▶ **Task to complete**: Below is a listing. Return the lines from the one that contains "Clone this chart in Plotly.js." to the one that contains "3.16,4.47,6.3,7.9,10,12.6,14.8,16.6,18.2,20];", both ends included, verbatim and with no pictures.

▶ **Task input**:
= = =
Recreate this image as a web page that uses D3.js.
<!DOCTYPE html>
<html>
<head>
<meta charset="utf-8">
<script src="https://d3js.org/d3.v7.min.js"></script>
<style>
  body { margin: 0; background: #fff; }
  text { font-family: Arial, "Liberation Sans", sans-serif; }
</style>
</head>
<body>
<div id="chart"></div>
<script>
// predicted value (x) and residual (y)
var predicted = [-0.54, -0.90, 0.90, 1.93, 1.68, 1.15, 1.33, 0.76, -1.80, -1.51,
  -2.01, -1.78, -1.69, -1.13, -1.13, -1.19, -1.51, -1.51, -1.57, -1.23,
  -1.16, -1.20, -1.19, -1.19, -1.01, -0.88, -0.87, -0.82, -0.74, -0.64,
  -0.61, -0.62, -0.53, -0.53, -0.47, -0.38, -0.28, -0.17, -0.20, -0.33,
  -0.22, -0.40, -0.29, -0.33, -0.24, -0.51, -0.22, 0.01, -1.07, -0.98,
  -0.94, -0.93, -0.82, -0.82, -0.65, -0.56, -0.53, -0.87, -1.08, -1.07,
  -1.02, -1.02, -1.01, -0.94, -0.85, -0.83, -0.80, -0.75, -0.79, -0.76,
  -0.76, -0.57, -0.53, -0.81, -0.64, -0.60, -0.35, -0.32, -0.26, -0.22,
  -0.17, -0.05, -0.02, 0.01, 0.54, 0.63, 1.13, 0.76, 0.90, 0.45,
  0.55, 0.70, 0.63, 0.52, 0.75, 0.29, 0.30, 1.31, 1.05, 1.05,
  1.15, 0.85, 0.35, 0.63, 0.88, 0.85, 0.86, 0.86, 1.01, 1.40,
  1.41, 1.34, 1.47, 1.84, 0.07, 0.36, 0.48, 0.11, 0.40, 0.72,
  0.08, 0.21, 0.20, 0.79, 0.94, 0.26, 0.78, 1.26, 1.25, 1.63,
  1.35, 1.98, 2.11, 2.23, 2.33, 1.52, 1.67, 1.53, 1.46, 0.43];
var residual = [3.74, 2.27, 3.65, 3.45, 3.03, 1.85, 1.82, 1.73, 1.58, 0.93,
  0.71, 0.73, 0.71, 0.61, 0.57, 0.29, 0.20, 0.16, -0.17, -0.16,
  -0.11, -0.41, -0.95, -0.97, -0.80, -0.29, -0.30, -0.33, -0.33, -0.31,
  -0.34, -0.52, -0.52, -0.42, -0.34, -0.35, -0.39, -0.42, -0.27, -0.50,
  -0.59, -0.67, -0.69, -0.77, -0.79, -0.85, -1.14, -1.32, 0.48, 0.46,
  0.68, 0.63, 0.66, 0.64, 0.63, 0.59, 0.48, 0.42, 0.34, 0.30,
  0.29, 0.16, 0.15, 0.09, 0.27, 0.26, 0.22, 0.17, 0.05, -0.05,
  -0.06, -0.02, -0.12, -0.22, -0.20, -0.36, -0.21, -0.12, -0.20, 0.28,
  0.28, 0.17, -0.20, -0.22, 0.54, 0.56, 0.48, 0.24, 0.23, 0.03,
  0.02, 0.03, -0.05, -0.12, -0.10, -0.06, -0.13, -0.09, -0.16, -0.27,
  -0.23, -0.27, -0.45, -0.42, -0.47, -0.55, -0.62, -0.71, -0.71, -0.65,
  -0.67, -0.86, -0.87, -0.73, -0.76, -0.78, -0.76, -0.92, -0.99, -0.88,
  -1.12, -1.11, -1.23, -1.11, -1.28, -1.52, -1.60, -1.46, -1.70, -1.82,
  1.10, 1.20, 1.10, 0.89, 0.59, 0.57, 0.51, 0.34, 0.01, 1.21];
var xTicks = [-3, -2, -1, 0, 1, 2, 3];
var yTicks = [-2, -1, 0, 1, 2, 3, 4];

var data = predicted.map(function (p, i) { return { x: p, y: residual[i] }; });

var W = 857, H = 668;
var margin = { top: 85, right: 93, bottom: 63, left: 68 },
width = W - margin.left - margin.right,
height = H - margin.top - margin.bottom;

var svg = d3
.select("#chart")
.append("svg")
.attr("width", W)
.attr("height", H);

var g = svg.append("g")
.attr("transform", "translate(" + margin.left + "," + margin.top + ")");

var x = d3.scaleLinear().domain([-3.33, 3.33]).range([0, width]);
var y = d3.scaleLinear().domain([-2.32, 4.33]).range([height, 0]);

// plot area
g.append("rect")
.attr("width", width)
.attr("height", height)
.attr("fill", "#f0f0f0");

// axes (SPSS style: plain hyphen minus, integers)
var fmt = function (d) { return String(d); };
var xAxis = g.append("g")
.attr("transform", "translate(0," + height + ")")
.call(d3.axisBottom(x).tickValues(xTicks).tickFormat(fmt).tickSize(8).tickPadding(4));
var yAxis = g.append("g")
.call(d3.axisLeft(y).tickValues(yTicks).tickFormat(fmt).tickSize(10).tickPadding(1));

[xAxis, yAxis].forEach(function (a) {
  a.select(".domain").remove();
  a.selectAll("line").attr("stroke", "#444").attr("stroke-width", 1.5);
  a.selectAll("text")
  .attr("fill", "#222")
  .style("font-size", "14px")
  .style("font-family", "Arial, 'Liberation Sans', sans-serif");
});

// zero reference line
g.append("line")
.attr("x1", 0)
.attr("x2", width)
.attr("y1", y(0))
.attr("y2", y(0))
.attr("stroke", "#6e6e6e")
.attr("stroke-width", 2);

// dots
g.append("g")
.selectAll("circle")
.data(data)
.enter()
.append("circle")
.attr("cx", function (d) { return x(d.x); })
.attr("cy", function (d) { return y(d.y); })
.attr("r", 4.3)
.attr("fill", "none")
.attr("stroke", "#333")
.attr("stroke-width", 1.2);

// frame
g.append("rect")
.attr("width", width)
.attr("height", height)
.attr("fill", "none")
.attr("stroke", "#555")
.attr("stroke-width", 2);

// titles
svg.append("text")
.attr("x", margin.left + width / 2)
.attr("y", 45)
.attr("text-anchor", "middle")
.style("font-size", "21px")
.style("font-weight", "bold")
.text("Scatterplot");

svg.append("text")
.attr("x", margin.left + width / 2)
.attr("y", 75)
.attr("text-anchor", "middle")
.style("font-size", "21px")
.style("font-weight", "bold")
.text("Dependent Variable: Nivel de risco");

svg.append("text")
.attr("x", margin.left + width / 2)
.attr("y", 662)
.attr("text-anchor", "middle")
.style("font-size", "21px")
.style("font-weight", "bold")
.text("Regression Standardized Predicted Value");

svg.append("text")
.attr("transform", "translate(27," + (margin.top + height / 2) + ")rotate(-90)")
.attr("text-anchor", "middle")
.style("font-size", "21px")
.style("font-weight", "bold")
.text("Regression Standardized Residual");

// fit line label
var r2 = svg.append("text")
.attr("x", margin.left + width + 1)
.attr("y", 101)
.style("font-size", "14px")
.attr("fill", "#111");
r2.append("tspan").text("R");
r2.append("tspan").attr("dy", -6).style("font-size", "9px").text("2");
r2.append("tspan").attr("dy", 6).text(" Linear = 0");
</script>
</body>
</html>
= = =
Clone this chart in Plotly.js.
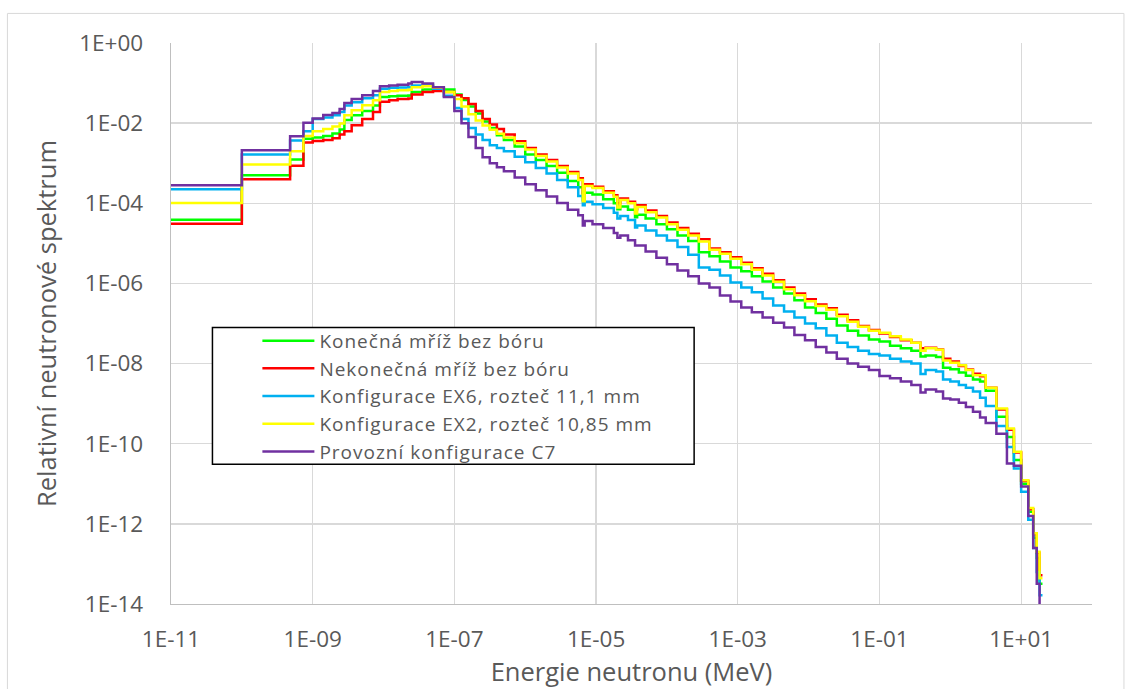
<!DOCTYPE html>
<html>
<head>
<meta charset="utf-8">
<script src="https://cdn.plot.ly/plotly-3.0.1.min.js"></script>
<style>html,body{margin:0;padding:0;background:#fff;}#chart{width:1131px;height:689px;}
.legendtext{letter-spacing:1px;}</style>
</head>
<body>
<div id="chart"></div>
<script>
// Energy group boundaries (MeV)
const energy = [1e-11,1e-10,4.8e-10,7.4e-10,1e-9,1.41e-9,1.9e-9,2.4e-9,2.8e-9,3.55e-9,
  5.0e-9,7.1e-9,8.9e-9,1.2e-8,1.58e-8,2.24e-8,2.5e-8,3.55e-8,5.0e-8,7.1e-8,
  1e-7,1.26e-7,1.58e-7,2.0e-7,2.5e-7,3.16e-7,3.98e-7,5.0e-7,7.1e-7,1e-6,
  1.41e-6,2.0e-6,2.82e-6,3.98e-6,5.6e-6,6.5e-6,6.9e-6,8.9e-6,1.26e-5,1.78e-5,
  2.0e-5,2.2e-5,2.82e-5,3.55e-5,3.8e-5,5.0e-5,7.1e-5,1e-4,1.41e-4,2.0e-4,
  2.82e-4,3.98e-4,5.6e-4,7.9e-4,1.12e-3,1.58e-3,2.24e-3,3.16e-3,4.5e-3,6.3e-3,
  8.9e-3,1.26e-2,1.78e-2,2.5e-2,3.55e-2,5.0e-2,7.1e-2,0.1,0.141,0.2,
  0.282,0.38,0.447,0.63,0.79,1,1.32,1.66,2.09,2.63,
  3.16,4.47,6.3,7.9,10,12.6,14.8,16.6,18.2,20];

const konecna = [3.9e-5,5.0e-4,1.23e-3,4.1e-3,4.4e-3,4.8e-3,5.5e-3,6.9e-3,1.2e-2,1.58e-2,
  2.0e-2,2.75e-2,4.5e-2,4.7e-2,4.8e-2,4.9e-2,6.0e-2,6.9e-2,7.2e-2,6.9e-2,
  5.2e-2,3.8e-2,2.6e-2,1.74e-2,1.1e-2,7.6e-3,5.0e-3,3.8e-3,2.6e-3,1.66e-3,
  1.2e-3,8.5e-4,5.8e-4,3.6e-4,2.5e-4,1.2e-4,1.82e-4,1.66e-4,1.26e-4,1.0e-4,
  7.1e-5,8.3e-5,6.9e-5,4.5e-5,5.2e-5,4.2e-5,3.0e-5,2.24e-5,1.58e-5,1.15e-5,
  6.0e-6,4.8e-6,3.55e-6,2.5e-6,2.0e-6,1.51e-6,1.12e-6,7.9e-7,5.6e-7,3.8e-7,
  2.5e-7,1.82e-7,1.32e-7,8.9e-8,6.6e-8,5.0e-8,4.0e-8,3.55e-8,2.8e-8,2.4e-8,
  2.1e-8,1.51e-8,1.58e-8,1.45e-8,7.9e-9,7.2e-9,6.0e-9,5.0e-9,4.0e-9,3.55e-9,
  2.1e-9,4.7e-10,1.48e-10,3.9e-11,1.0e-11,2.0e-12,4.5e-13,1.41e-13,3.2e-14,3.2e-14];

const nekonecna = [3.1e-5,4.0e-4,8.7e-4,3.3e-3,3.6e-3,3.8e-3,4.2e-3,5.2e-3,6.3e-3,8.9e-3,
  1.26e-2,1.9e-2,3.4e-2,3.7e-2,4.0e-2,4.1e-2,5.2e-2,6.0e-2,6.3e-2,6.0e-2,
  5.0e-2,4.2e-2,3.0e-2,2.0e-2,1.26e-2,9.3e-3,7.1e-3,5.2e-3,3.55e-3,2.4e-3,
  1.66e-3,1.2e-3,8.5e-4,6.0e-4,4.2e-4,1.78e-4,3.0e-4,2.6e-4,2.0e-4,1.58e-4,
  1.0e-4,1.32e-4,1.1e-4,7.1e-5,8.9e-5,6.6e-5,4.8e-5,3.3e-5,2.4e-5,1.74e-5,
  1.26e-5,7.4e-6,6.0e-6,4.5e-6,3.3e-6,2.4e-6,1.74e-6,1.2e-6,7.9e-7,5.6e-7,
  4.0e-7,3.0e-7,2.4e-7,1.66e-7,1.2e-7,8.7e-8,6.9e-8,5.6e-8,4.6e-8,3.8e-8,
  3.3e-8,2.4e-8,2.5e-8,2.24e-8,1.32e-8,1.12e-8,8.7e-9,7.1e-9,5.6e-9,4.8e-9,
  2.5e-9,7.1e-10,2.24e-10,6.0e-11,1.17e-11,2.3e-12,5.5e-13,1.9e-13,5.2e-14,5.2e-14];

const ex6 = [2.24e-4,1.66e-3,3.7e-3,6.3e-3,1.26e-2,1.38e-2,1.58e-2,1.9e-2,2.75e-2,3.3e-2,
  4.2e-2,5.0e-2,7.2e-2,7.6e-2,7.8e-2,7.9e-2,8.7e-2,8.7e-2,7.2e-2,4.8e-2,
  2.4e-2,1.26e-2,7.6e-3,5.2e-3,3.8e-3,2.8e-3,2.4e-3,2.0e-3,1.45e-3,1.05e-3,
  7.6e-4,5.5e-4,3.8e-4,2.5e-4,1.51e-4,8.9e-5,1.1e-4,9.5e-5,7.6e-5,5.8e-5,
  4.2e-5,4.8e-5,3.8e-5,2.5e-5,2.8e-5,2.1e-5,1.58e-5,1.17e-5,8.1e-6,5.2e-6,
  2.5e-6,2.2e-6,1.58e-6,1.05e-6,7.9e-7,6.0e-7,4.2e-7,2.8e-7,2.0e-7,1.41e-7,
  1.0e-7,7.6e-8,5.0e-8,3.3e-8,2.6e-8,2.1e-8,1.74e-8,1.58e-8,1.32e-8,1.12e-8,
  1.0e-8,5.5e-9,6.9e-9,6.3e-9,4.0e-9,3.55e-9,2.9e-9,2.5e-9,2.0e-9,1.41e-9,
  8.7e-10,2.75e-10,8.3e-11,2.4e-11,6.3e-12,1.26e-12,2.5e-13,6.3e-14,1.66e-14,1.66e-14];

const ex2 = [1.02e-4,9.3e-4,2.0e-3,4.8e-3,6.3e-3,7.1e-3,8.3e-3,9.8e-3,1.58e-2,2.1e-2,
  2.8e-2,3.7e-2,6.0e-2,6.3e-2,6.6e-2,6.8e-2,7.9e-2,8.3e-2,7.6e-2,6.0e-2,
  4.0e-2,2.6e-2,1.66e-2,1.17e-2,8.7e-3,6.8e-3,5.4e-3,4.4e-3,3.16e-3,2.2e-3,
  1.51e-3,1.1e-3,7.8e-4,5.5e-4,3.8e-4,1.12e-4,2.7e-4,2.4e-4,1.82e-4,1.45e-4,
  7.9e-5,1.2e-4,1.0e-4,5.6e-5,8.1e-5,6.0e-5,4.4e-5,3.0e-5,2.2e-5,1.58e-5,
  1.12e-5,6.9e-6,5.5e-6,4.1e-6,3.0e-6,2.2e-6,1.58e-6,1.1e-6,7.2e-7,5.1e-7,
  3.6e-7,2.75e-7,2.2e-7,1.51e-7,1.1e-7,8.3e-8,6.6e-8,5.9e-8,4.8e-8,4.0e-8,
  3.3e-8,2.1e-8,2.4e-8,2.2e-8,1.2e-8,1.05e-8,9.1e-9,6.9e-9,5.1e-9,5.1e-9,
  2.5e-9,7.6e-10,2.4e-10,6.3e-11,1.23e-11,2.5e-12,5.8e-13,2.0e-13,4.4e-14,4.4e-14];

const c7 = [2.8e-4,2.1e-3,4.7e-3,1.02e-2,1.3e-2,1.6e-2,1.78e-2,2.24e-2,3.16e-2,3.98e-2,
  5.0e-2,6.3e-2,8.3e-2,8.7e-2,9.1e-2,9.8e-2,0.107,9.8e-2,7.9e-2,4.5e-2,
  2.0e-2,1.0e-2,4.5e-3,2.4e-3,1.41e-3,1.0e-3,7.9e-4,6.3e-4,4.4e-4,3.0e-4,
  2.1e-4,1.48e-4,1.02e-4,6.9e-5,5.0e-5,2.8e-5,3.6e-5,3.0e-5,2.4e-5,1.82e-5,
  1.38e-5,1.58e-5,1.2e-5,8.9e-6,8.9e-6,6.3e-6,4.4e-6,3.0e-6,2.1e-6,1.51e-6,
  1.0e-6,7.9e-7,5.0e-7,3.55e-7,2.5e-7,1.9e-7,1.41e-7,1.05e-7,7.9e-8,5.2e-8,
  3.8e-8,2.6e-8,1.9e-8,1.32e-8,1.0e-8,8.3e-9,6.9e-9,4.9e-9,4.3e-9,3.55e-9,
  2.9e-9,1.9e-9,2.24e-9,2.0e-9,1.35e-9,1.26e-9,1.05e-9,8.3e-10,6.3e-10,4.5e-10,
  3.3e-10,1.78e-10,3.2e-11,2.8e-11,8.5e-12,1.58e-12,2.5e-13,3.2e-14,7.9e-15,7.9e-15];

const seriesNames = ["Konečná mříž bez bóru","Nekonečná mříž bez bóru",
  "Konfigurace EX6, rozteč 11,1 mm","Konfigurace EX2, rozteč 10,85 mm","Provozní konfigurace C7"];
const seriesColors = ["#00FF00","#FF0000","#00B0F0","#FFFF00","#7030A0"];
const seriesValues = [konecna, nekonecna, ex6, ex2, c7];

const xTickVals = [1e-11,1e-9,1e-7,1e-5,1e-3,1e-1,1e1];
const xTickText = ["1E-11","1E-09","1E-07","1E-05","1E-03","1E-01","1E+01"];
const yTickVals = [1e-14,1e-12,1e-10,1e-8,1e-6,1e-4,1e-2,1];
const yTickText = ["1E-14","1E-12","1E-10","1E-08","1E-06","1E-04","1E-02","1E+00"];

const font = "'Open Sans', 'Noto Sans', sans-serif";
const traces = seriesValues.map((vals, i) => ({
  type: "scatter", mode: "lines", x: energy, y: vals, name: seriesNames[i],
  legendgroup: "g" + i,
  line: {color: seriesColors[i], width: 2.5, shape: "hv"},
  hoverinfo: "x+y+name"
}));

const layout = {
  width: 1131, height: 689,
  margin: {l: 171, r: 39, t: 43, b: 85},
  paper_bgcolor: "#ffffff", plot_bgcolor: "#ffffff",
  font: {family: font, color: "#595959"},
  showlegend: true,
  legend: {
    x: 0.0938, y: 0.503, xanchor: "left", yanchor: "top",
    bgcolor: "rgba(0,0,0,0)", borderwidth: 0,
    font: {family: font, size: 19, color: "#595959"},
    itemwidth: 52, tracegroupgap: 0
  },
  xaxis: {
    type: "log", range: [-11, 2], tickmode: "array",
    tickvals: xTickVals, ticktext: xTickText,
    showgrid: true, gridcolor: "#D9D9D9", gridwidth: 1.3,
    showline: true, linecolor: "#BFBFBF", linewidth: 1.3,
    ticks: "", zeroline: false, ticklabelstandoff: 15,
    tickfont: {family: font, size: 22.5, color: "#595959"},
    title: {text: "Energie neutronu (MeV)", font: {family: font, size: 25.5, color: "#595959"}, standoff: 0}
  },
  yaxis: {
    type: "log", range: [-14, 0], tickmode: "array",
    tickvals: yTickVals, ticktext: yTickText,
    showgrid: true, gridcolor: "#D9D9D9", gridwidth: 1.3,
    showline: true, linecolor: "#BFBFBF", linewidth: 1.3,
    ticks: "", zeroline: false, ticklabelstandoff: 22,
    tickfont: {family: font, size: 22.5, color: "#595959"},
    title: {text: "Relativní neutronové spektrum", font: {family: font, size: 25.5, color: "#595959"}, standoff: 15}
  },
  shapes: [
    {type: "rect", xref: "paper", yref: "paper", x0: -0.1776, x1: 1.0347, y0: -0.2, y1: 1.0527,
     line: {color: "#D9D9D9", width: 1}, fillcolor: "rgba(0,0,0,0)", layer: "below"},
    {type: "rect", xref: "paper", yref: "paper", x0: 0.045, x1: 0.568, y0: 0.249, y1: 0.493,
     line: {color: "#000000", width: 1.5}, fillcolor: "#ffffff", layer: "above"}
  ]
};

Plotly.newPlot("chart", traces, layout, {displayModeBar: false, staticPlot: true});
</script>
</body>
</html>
= = =
▶ **Written response**:
Clone this chart in Plotly.js.
<!DOCTYPE html>
<html>
<head>
<meta charset="utf-8">
<script src="https://cdn.plot.ly/plotly-3.0.1.min.js"></script>
<style>html,body{margin:0;padding:0;background:#fff;}#chart{width:1131px;height:689px;}
.legendtext{letter-spacing:1px;}</style>
</head>
<body>
<div id="chart"></div>
<script>
// Energy group boundaries (MeV)
const energy = [1e-11,1e-10,4.8e-10,7.4e-10,1e-9,1.41e-9,1.9e-9,2.4e-9,2.8e-9,3.55e-9,
  5.0e-9,7.1e-9,8.9e-9,1.2e-8,1.58e-8,2.24e-8,2.5e-8,3.55e-8,5.0e-8,7.1e-8,
  1e-7,1.26e-7,1.58e-7,2.0e-7,2.5e-7,3.16e-7,3.98e-7,5.0e-7,7.1e-7,1e-6,
  1.41e-6,2.0e-6,2.82e-6,3.98e-6,5.6e-6,6.5e-6,6.9e-6,8.9e-6,1.26e-5,1.78e-5,
  2.0e-5,2.2e-5,2.82e-5,3.55e-5,3.8e-5,5.0e-5,7.1e-5,1e-4,1.41e-4,2.0e-4,
  2.82e-4,3.98e-4,5.6e-4,7.9e-4,1.12e-3,1.58e-3,2.24e-3,3.16e-3,4.5e-3,6.3e-3,
  8.9e-3,1.26e-2,1.78e-2,2.5e-2,3.55e-2,5.0e-2,7.1e-2,0.1,0.141,0.2,
  0.282,0.38,0.447,0.63,0.79,1,1.32,1.66,2.09,2.63,
  3.16,4.47,6.3,7.9,10,12.6,14.8,16.6,18.2,20];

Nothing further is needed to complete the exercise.